Je ne peux pas l’expliquer, je ne peux que m’en réjouir. Peut être la mélancolie n’est elle pas si noire qu’on le dit, et n’est elle recevable que pour la part de lumière qui se niche en elle.
– Vous êtes nominé pour le prix Constantin qui doit être remis le 9 novembre prochain, quel est votre regard sur votre participation à ce prix qui selon sa propre définition couronne la révélation de l’année ?
Passée l’incrédulité première après 17 ans de bons ( ?) et loyaux (??) services, je me réjouis d’être toujours considéré comme étant toujours de première fraîcheur.
– Vous parlez de vous en ces termes : « chanteur du milieu », est-ce une situation enviable, durable ?
Oui, c’est enviable, dans la mesure où ça n’engendre pas d’aigreur quant à la relativité de son succès. Et à ce niveau là, personne n’est à l’abri.
– Vous avez sorti un opus bis à la Musique : la Matière ; le disque carte blanche « Song over troubled water » est en vente depuis le 20 octobre dernier ; pendant cette tournée vous proposez en vente le 4 titres Kick Peplum autour de La Musique exclusivement sur les lieus de concert, que sont ces autres « objets », qu’est ce qui motive leur diffusion ?
« La matière » est le versant expérimental, pour employer un gros mot de « La musique », et qui ne devait à la base être qu’un complément pour le net, mais la maison de disques a émis le désir qu’on aille plus loin avec ces chansons. La compil est une demande de la Fnac, et comme j’aime à faire connaître mes sources, c’était un plaisir d’en élaborer le tracklisting. Quant à « Kick Peplum », c’était l’occasion de justifier l’existence d’un stand pour vendre des disques de main à la main à la fin des concerts, et produire un objet un peu à part, parce que c’est une idée qui m’est chère : écrire, enregistrer pour produire un objet artistique, au sens matériel du terme. J’aime l’idée du tirage limité, le rapport privilégié qu’on a avec lui, et que cette période de téléchargement sauvage, permet paradoxalement de cultiver.

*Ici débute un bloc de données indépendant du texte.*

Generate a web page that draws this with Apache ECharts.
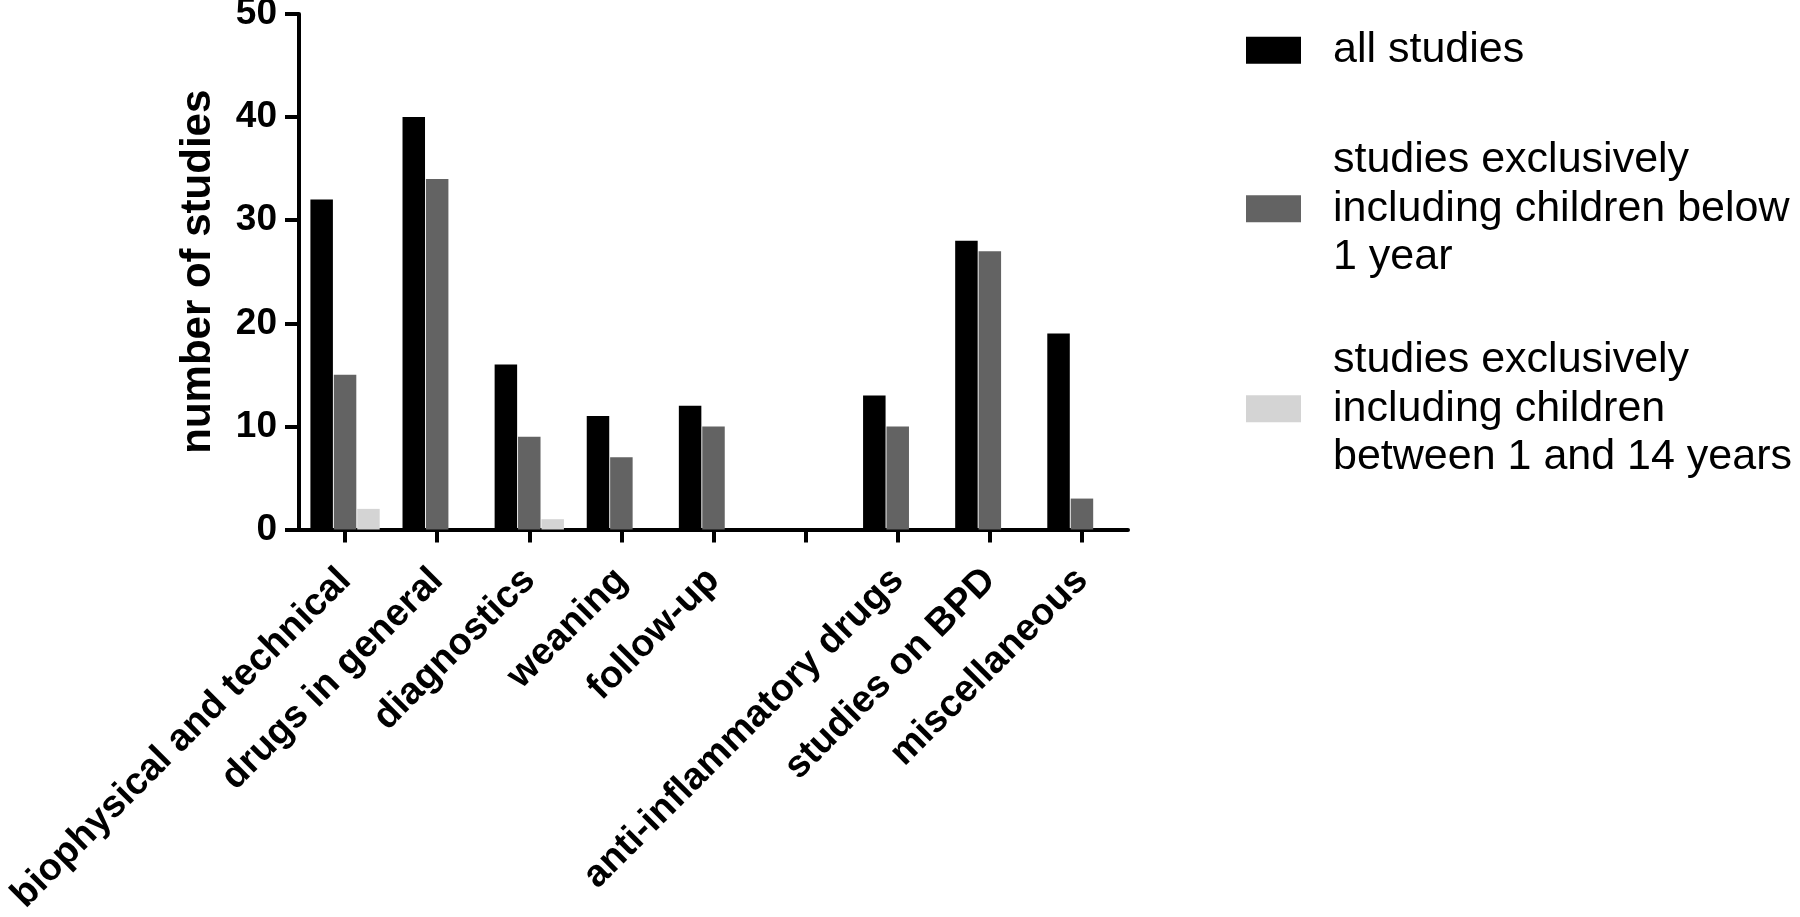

– Cette semaine le Conseil Constitutionnel validait la loi Hadopi 2, quelle est votre position sur le téléchargement illégal, quel est votre point de vue sur l’avenir du disque ?
On n’empêchera jamais les gens de se procurer pour rien ce qu’on leur a vendu trop cher pendant des années. Quant à l’avenir du disque, il est dans les tirages limités, et les éditions de luxe. L’avenir de la musique, ça, c’est autre chose et je ne suis pas Nostradamus.
– Enfin pour terminer, une question rituelle : quels sont les disques et les lectures qui vous accompagnent en ce moment, vos coups de coeur ?
En musique, « La superbe », de Biolay, sans doute appelé à devenir le « Fantaisie militaire » de cette décennie, « Actor » de Saint Vincent, et « Prince of truth », d’Evangelista. Au niveau bouquins, le superbe manga de Kamimura « Lorsque nous étions ensemble », graphiquement splendide et habité, « La vie meurtière » de Félix Valloton, un roman très noir daté des années 20 sur l’histoire d’un homme qui porte en lui un principe de mort et provoque malgré lui le décès des gens autour de lui, un récit palpitant.
Merde, Biolay va mourir dans quelques années.